### Available data
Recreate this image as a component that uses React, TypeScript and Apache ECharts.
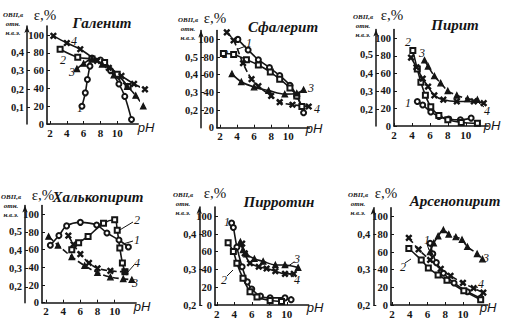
import React, { useEffect, useRef } from "react";
import * as echarts from "echarts";

// ---------- text ----------
const panelTitles = ["Галенит", "Сфалерит", "Пирит", "Халькопирит", "Пирротин", "Арсенопирит"];
const curveNames = ["1", "2", "3", "4"];
const xTicks = [2, 4, 6, 8, 10];
const epsTicks = [0, 20, 40, 60, 80, 100];
const ovpTicks1 = [0, 0.1, 0.2, 0.3, 0.4];
const ovpTicks2 = [0.1, 0.2, 0.3, 0.4, 0.5];
const ovpTicks3 = [0.2, 0.3, 0.4];
const ovpTickSets = [ovpTicks1, ovpTicks2, ovpTicks2, ovpTicks2, ovpTicks3, ovpTicks3];

// ---------- data [pH, ε %] ----------
// Галенит
const galena1 = [[5.8, 20], [6.2, 35], [6.45, 50], [6.75, 65], [7.0, 74], [8.0, 72], [9.2, 60], [10.2, 45], [10.9, 31], [11.7, 5]];
const galena2 = [[3.2, 84], [5.3, 75], [7.0, 73], [8.5, 69], [10.0, 56], [11.3, 42]];
const galena3 = [[5.2, 62], [6.0, 68], [7.0, 73], [8.2, 67], [9.6, 55], [11.2, 42], [12.2, 32], [13.1, 20]];
const galena4 = [[2.4, 99], [4.0, 91], [5.6, 84], [7.6, 71], [9.0, 63], [10.5, 54], [12.0, 45], [13.3, 39]];
// Сфалерит
const sphal1 = [[4.1, 100], [5.3, 88], [6.5, 77], [7.8, 68], [9.0, 59], [10.2, 48], [11.0, 36], [11.8, 17]];
const sphal2 = [[2.4, 84], [3.6, 83], [5.1, 77], [6.5, 71], [7.9, 63], [9.0, 55], [10.2, 45], [11.0, 36], [11.6, 24]];
const sphal3 = [[3.4, 61], [4.5, 52], [6.0, 46], [7.7, 42], [9.6, 38], [11.0, 39], [11.8, 43]];
const sphal4 = [[2.8, 108], [3.6, 99], [4.7, 73], [5.7, 55], [6.5, 47], [8.0, 36], [9.0, 29], [10.5, 26], [12.4, 24]];
// Пирит
const pyrite1 = [[4.6, 28], [5.2, 24], [6.1, 16], [7.0, 11], [8.1, 8], [9.4, 7], [10.6, 9]];
const pyrite2 = [[4.1, 86], [4.6, 65], [5.0, 50], [5.5, 35], [6.1, 22], [7.0, 12], [8.0, 7], [9.5, 4], [11.3, 3]];
const pyrite3 = [[5.4, 75], [5.8, 68], [6.5, 57], [7.2, 49], [8.0, 40], [9.0, 35], [10.2, 31], [11.3, 30]];
const pyrite4 = [[3.9, 78], [4.5, 67], [5.2, 54], [5.8, 45], [6.5, 35], [7.5, 30], [9.0, 28], [10.9, 28], [12.0, 26]];
// Халькопирит
const chalco1 = [[2.5, 65], [3.5, 76], [4.4, 87], [6.0, 91], [7.9, 88], [9.1, 79], [10.5, 71], [11.6, 63]];
const chalco2 = [[5.0, 60], [5.8, 68], [6.9, 75], [8.7, 90], [10.0, 94], [10.3, 82], [10.6, 62], [10.9, 45], [11.2, 35]];
const chalco3 = [[2.3, 75], [3.4, 65], [5.0, 52], [6.5, 42], [8.0, 34], [9.5, 29], [11.0, 27], [12.0, 26]];
const chalco4 = [[4.6, 76], [5.2, 66], [6.0, 55], [7.0, 45], [8.0, 39], [9.5, 36], [11.2, 35]];
// Пирротин
const pyrrh1 = [[3.7, 92], [3.9, 87], [4.3, 65], [4.9, 43], [5.5, 26], [6.0, 18], [7.0, 10], [8.1, 8], [9.8, 8], [10.5, 6]];
const pyrrh2 = [[3.3, 70], [3.9, 60], [4.3, 47], [5.0, 30], [5.8, 15], [6.6, 9], [8.1, 5], [9.4, 4]];
const pyrrh3 = [[4.7, 71], [5.0, 62], [5.4, 57], [6.3, 52], [7.3, 49], [8.7, 45], [9.8, 45], [11.3, 42]];
const pyrrh4 = [[4.9, 69], [5.2, 58], [5.8, 47], [6.8, 43], [7.7, 41], [8.7, 38], [9.8, 35], [10.8, 35]];
// Арсенопирит
const arseno1 = [[6.3, 70], [6.6, 58], [7.0, 48], [7.8, 36], [9.0, 25], [10.5, 15], [12.0, 8]];
const arseno2 = [[3.9, 64], [5.3, 51], [6.1, 42], [7.2, 34], [8.2, 28], [10.1, 16], [12.0, 6]];
const arseno3 = [[6.3, 60], [6.7, 70], [7.2, 78], [7.8, 85], [8.4, 80], [9.2, 77], [9.9, 74], [10.5, 66], [11.6, 58], [12.2, 52]];
const arseno4 = [[3.9, 76], [5.0, 63], [6.3, 51], [7.5, 41], [8.6, 33], [10.0, 25], [11.2, 19], [12.3, 14]];

const panelData = [
  [galena1, galena2, galena3, galena4],
  [sphal1, sphal2, sphal3, sphal4],
  [pyrite1, pyrite2, pyrite3, pyrite4],
  [chalco1, chalco2, chalco3, chalco4],
  [pyrrh1, pyrrh2, pyrrh3, pyrrh4],
  [arseno1, arseno2, arseno3, arseno4],
];

// ---------- layout / style ----------
const INK = "#151515";
const SERIF = '"Liberation Serif", "DejaVu Serif", serif';
const SANS = '"Liberation Sans", Arial, sans-serif';
const EPS_MAX = 110;

type Layout = {
  axisX: number; xMin: number; xMax: number; ppu: number;
  y0: number; ppe: number; outerX: number; oMin: number; oMax: number;
  dash: string[];
  title: [number, number]; eps: [number, number]; ovp: [number, number]; ph: [number, number];
  labels: [number, number][];
  leaders: [number, number, number, number][];
};

const layouts: Layout[] = [
  { axisX: 47, xMin: 1.64, xMax: 12.5, ppu: 8.4, y0: 124, ppe: 0.89, outerX: 27, oMin: 0.011, oMax: 0.54,
    dash: ["solid", "solid", "dashed", "solid"],
    title: [102, 23], eps: [45, 15], ovp: [13, 15], ph: [146, 127],
    labels: [[80, 108], [63, 60], [72, 72], [74, 41]], leaders: [] },
  { axisX: 217, xMin: 1.65, xMax: 12.5, ppu: 8.53, y0: 127.7, ppe: 0.883, outerX: 201, oMin: 0.102, oMax: 0.649,
    dash: ["solid", "solid", "solid", "dashed"],
    title: [283, 27], eps: [215, 18], ovp: [188, 20], ph: [314, 128],
    labels: [[249, 43], [225, 54], [311, 88], [317, 109]], leaders: [[246, 46, 238, 49]] },
  { axisX: 394, xMin: 2.0, xMax: 12.5, ppu: 8.97, y0: 126, ppe: 0.877, outerX: 376, oMin: 0.109, oMax: 0.64,
    dash: ["solid", "solid", "dashed", "solid"],
    title: [455, 25], eps: [392, 15], ovp: [363, 17], ph: [492, 125],
    labels: [[408, 103], [408, 42], [422, 53], [487, 111]], leaders: [[484, 107, 479, 103]] },
  { axisX: 42, xMin: 1.53, xMax: 12.5, ppu: 8.58, y0: 302.7, ppe: 0.883, outerX: 25, oMin: 0.113, oMax: 0.644,
    dash: ["solid", "solid", "dashed", "dashed"],
    title: [98, 197], eps: [43, 195], ovp: [11, 197], ph: [142, 306],
    labels: [[137, 240], [137, 220], [135, 283], [137, 263]],
    leaders: [[133, 222, 118, 231], [133, 241, 123, 244], [134, 265, 127, 273]] },
  { axisX: 215, xMin: 1.8, xMax: 12.5, ppu: 8.75, y0: 305, ppe: 0.89, outerX: 199.3, oMin: 0.2, oMax: 0.476,
    dash: ["solid", "solid", "solid", "solid"],
    title: [279, 202], eps: [215, 193], ovp: [183, 195], ph: [315, 307],
    labels: [[227, 222], [224, 280], [297, 259], [297, 280]],
    leaders: [[294, 262, 287, 267], [294, 277, 287, 272], [227, 276, 233, 270]] },
  { axisX: 391, xMin: 1.89, xMax: 12.8, ppu: 8.87, y0: 305, ppe: 0.883, outerX: 373.3, oMin: 0.2, oMax: 0.474,
    dash: ["solid", "solid", "dashed", "dashed"],
    title: [455, 201], eps: [386, 193], ovp: [358, 195], ph: [488, 307],
    labels: [[427, 240], [403, 267], [486, 258], [481, 284]],
    leaders: [[478, 287, 470, 291], [405, 263, 411, 259], [427, 244, 429, 250]] },
];

const CROSS = "path://M0,1.6L1.6,0L5,3.4L8.4,0L10,1.6L6.6,5L10,8.4L8.4,10L5,6.6L1.6,10L0,8.4L3.4,5Z";
const curveSymbols = ["emptyCircle", "emptyRect", "triangle", CROSS];
const curveSymbolSizes = [5, 5, 5.5, 5.5];

function buildOption() {
  const grid: any[] = [];
  const xAxis: any[] = [];
  const yAxis: any[] = [];
  const series: any[] = [];
  const graphic: any[] = [];

  layouts.forEach((L, i) => {
    const height = EPS_MAX * L.ppe;
    grid.push({
      left: L.axisX, top: L.y0 - height, width: (L.xMax - L.xMin) * L.ppu, height,
      containLabel: false, outerBoundsMode: "none",
    });
    xAxis.push({
      type: "value", gridIndex: i, min: L.xMin, max: L.xMax,
      splitLine: { show: false },
      axisLine: { show: true, onZero: false, lineStyle: { color: INK, width: 1.6 } },
      axisTick: { show: true, inside: true, length: 3, customValues: xTicks, lineStyle: { color: INK } },
      axisLabel: { customValues: xTicks, margin: 3, color: INK, fontFamily: SERIF, fontWeight: "bold", fontSize: 11 },
    });
    yAxis.push({
      type: "value", gridIndex: i, min: 0, max: EPS_MAX, position: "left",
      splitLine: { show: false },
      axisLine: { show: true, onZero: false, lineStyle: { color: INK, width: 1.6 } },
      axisTick: { show: true, inside: true, length: 3, customValues: epsTicks, lineStyle: { color: INK } },
      axisLabel: { customValues: epsTicks, margin: 3, color: INK, fontFamily: SERIF, fontWeight: "bold", fontSize: 10.5 },
    });
    const ovp = ovpTickSets[i];
    yAxis.push({
      type: "value", gridIndex: i, min: L.oMin, max: L.oMax, position: "left", offset: L.axisX - L.outerX,
      splitLine: { show: false },
      axisLine: { show: true, onZero: false, symbol: ["none", "arrow"], symbolSize: [4, 7], lineStyle: { color: INK, width: 1.5 } },
      axisTick: { show: true, inside: true, length: 3, customValues: ovp, lineStyle: { color: INK } },
      axisLabel: {
        customValues: ovp, margin: 3, color: INK, fontFamily: SERIF, fontWeight: "bold", fontSize: 10.5,
        formatter: (v: number) => v.toFixed(1).replace(".", ","),
      },
    });

    panelData[i].forEach((d, k) => {
      series.push({
        type: "line", name: `${panelTitles[i]} ${curveNames[k]}`,
        xAxisIndex: i, yAxisIndex: 2 * i, data: d,
        smooth: 0.35, clip: false, silent: true,
        symbol: curveSymbols[k], symbolSize: curveSymbolSizes[k], showAllSymbol: true,
        lineStyle: { color: INK, width: 1.6, type: L.dash[k] },
        itemStyle: { color: INK, borderColor: INK, borderWidth: 1.2 },
      });
    });

    const txt = (x: number, y: number, text: string, font: string, align = "center") => ({
      type: "text", x, y, silent: true,
      style: { text, font, fill: INK, textAlign: align, textVerticalAlign: "middle", align, verticalAlign: "middle" },
    });
    graphic.push(txt(L.title[0], L.title[1], panelTitles[i], `italic bold 15px ${SERIF}`));
    graphic.push(txt(L.eps[0], L.eps[1], "ε,%", `15px ${SERIF}`));
    graphic.push(txt(L.ovp[0], L.ovp[1], "ОВП,в", `italic bold 7px ${SERIF}`));
    graphic.push(txt(L.ovp[0], L.ovp[1] + 9, "отн.", `italic bold 7px ${SERIF}`));
    graphic.push(txt(L.ovp[0], L.ovp[1] + 18, "н.в.э.", `italic bold 7px ${SERIF}`));
    graphic.push(txt(L.ph[0], L.ph[1], "pH", `italic 13px ${SANS}`));
    L.labels.forEach((p, k) => graphic.push(txt(p[0], p[1], curveNames[k], `italic 12px ${SERIF}`)));
    L.leaders.forEach((l) => graphic.push({
      type: "line", silent: true, shape: { x1: l[0], y1: l[1], x2: l[2], y2: l[3] },
      style: { stroke: INK, lineWidth: 1 },
    }));
  });

  return {
    animation: false,
    backgroundColor: "#ffffff",
    grid, xAxis, yAxis, series, graphic,
  };
}

export default function App() {
  const ref = useRef<HTMLDivElement>(null);
  useEffect(() => {
    document.body.style.margin = "0";
    const chart = echarts.init(ref.current!, undefined, { renderer: "svg" });
    chart.setOption(buildOption() as any);
    return () => chart.dispose();
  }, []);
  return <div ref={ref} style={{ position: "fixed", left: 0, top: 0, width: 518, height: 323, background: "#fff" }} />;
}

### Objective
Write out exactly the opening lines of the data, stopping after the line that holds "ovpTicks2, ovpTicks3, ovpTicks3];". Exclude pictures.

### Solution to this problem
Recreate this image as a component that uses React, TypeScript and Apache ECharts.
import React, { useEffect, useRef } from "react";
import * as echarts from "echarts";

// ---------- text ----------
const panelTitles = ["Галенит", "Сфалерит", "Пирит", "Халькопирит", "Пирротин", "Арсенопирит"];
const curveNames = ["1", "2", "3", "4"];
const xTicks = [2, 4, 6, 8, 10];
const epsTicks = [0, 20, 40, 60, 80, 100];
const ovpTicks1 = [0, 0.1, 0.2, 0.3, 0.4];
const ovpTicks2 = [0.1, 0.2, 0.3, 0.4, 0.5];
const ovpTicks3 = [0.2, 0.3, 0.4];
const ovpTickSets = [ovpTicks1, ovpTicks2, ovpTicks2, ovpTicks2, ovpTicks3, ovpTicks3];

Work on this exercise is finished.